Jako szósty, ostatni element unii energetycznej Tusk wymienił "radykalną dywersyfikację źródeł dostaw energii i gazu", w tym możliwość import gazu skroplonego m.in. z USA. - Ale oczywiście nie tylko o Stany Zjednoczone tu chodzi - zastrzegł.
Tusk podkreślił, że kwestie energii stały się "najtwardszym testem na realne bezpieczeństwo obywateli całych państw, całych narodów". Zaznaczył, że "dość oczywisty" kontekst energetyczny ma dzisiejszy konflikt między Ukrainą a Rosją.
- Doświadczenie ostatnich tygodni pokazuje, że Europa musi być dużo bardziej solidarna jeśli chodzi o energetykę. UE powstawała jako wspólnota węgla i stali. Mało kto chyba się spodziewał, że po kilkudziesięciu latach funkcjonowania UE do kwestii węgla i energii wrócimy z taką mocą - dodał Tusk.

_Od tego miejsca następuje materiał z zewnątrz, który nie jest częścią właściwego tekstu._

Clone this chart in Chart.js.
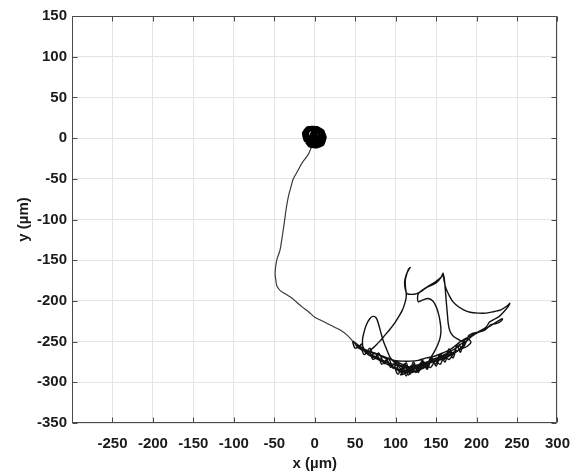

Według niego, na europejskiej "niepodległości energetycznej" powinny skorzystać przede wszystkim państwa leżące na wschodzie kontynentu, i to nie tylko w wymiarze energetyki. - Dzięki temu będziemy się czuli dużo bezpieczniejsi - pod każdym względem, co w dzisiejszych czasach jest szczególnie istotne - podkreślił Tusk.
Wicepremier minister infrastruktury i rozwoju Elżbieta Bieńkowska, która także uczestniczyła w sobotniej uroczystości powiedziała, że do niedawna niewiele krajów europejskich było przekonanych o konieczności budowania swojej niezależności energetycznej, Polska należała do wyjątków.
- To były działania przez ostatnich sześć lat być może niestety za mało widoczne, ale trzeba powiedzieć, że właściwie wszystkie strategiczne inwestycje w Polsce wielkości ponad 2 mld euro były współfinansowane z pieniędzy unijnych - powiedziała.
- Trzeba podkreślić, że to, iż będziemy mieli kolejny spory dopływ pieniędzy również energetycznych, to jest zasługa wyłącznie polskiego rządu. Żaden inny kraj europejski nie bił się o to, żeby energetyka w tym pakiecie polityki rozwojowej się znalazła - dodała wicepremier.
Podobnie jak premier Tusk przekonywała, że węgiel może być paliwem ekologicznym, czego przykładem jest budowany w Tychach blok energetyczny, spełniający wszystkie kryteria środowiskowe.